Stage crews stayed busy all night as a succession of bands took up positions behind their pans to render their musical offerings. After the first set of bands rotated through, crew members hustled gleaming guitars, tenors, seconds, double-seconds and big steel basses onto waiting trucks and then hustled new instruments into place on the stage.
"We had 13 bands, two stage changes, two bands on trolleys," Corneiro said. "No Pan Around the Neck this year," he said, adding the band had opted out for "logistical reasons."
The Pan Around the Neck crew has traditionally closed the jamboree by leading the crowd around the field in a steel band tramp. He also said there was a last minute cancellation by one of the perennial bands, Montessori School.
A small collection of fans assembled in the middle of the stadium field to cheer the performers. Another modest gathering peppered the bleachers. It's been that way since the Carnival Committee decided four years ago to charge admission for the steel pan fete. This year organizers changed the policy and once again opened the doors, free to the public. But the word didn't get around in time to bring back the hundreds of spectators who used to take in this once-popular Carnival showcase.
Corniero said he and his fellow committee members have been thinking about what they will do to lure back the crowds. Some are suggesting the showcase be turned into a competition. In a few days, he said, the committee will meet and think things over before they start planning for next year.
The jamboree is for one band a family event. Phoenix Sounds is a unique combination of adult and child musicians.
Most bands in the jamboree have either all adult or all child members. Darrin Lawrence, Phoenix Sound leader, says his adult musicians are the parents of the children in the band.
So, there's no problem getting the kids to show up for rehearsal, someone asked.
"No," he said.
And Lawrence, was himself part of a family act at the jamboree.
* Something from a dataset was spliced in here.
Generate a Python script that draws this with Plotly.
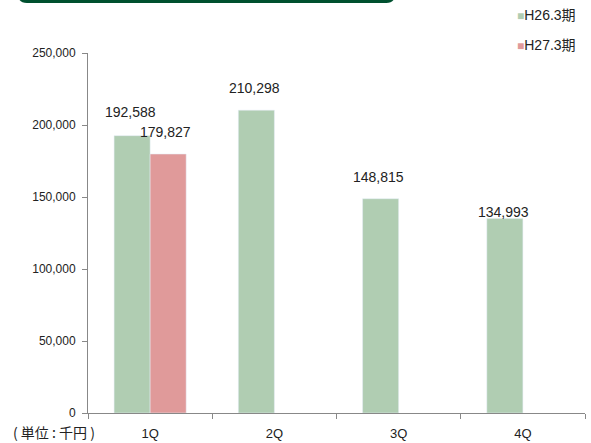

His father, Samuel Lawrence, is also a conductor. The elder Lawrence led three bands onto the stage this year — the Love City Pan Dragons, the Angels of Steel from Sts. Peter and Paul Catholic School, and the Pan Panthers from the University of the Virgin Islands Family Life Center.
"I love it, because I'm born with the pans. I was born with that in me," Samuel Lawrence said.
Keeping up a very busy schedule, he said it took about a month to get the three bands ready. This year, he said two of the bands also performed an original piece he composed and arranged called "Pan on Mars."
By ten-thirty it was all over except for the packing. Glen Elskoe, arranger for the Ivanna Eudora Kean Devil Rays and his operations manager, Leslie Smith, parked their chairs against the wall of the stage, and began thinking about what comes next.
For some, but not all of the bands, Steelband Jamboree is the highlight of the year, but a few days from now they will hit the road as part of either the Carnival Children's Parade, the Adult Parade, or both.
"Mr. Elskoe does the music. I do all the rest," said Smith. "This year the trolleys had to get repaired. The trolleys are 20 years old, they needed some major repairs."
Meanwhile Elskoe laid out his plans for the next few days, which include taking his students through rehearsals on a host of new songs. "This week we will work on songs for the road, a Jam Band, maybe two or three songs from each of the bands. By Wednesday," he said. "We should be set for the road."